##### DATASET ROWS

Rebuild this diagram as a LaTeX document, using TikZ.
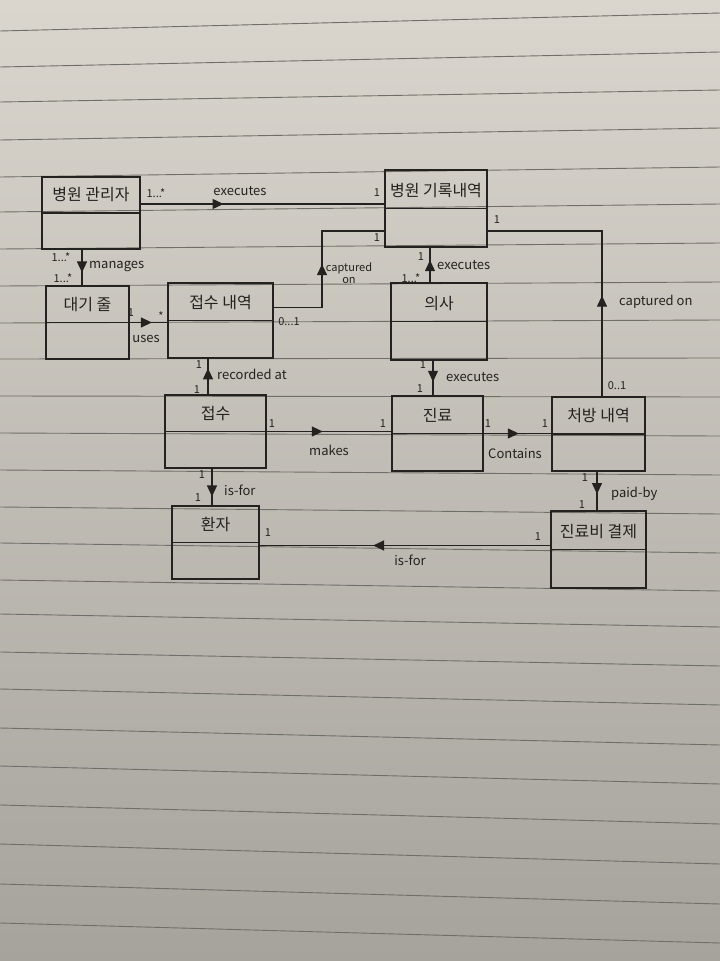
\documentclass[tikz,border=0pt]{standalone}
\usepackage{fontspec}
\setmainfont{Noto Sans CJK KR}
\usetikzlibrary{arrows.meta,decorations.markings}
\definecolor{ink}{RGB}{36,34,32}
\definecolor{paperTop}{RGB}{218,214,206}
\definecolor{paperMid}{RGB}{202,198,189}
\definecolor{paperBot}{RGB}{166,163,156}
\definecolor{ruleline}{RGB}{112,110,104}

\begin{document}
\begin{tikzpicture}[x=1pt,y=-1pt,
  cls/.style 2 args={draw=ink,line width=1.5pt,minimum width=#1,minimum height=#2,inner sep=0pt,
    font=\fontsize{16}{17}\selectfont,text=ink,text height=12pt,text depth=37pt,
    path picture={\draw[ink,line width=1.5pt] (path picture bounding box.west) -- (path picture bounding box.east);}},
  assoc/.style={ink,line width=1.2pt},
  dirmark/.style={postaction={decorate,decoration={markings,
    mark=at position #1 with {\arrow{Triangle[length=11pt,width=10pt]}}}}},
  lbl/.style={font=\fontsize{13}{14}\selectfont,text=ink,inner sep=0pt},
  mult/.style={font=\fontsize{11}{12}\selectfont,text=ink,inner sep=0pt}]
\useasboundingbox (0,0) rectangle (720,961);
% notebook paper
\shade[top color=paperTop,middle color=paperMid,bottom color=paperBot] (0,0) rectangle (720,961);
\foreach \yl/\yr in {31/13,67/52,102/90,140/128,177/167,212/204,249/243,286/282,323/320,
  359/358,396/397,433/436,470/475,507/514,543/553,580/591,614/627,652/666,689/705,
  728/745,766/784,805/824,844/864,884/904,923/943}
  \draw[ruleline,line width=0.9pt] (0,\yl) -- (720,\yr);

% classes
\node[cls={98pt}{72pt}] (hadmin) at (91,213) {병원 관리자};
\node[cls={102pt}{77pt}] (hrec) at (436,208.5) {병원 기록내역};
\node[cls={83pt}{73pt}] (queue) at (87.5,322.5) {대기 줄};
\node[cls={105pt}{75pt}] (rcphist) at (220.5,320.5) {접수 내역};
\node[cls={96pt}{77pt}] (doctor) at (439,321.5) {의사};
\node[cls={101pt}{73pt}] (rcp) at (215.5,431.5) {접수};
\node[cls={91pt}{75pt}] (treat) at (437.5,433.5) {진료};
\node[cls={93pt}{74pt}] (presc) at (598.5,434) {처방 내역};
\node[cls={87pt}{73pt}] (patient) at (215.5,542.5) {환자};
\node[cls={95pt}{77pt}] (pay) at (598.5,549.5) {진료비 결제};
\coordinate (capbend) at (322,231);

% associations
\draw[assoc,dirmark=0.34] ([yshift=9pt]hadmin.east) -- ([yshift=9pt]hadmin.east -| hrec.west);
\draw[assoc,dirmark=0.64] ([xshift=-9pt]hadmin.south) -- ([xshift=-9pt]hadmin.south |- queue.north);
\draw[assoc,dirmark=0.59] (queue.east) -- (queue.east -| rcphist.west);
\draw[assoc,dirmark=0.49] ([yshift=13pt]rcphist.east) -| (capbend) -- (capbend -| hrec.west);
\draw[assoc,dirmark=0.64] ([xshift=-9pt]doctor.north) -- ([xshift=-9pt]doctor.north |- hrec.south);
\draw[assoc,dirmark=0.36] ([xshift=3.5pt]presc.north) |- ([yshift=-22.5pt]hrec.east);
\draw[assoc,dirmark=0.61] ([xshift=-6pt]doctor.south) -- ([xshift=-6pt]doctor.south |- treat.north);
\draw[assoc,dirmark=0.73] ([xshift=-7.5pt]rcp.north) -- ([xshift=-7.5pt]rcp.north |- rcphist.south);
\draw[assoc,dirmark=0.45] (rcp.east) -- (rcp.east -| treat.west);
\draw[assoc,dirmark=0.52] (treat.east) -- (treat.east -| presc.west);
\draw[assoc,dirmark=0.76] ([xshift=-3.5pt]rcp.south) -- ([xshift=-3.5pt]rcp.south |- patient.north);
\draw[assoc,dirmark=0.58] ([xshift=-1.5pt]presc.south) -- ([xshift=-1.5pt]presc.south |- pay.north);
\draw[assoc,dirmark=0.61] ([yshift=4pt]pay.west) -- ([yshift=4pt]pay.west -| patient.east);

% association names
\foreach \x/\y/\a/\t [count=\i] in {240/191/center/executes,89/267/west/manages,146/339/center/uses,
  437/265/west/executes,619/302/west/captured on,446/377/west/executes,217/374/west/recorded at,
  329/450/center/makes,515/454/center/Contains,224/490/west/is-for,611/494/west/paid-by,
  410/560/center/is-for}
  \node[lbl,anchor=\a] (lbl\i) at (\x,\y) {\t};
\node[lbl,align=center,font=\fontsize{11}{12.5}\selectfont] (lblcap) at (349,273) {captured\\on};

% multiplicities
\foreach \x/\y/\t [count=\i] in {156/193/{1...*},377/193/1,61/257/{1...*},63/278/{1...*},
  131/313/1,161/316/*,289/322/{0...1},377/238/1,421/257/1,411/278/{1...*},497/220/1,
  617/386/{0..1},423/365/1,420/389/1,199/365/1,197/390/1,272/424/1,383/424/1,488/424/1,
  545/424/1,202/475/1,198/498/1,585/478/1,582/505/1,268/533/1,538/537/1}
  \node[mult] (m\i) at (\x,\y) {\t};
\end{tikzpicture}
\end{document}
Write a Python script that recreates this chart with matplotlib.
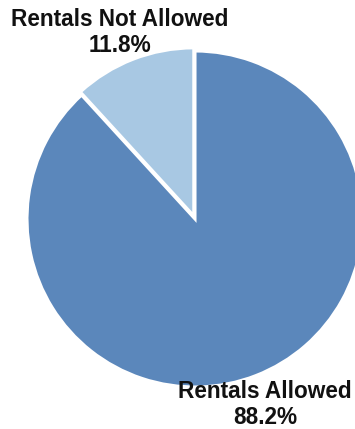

##########

[SET EXERCISE]: Look through the material and copy each line that has "this".

[OUTPUT OF THE TASK]:
Rebuild this diagram as a LaTeX document, using TikZ.
Write a Python script that recreates this chart with matplotlib.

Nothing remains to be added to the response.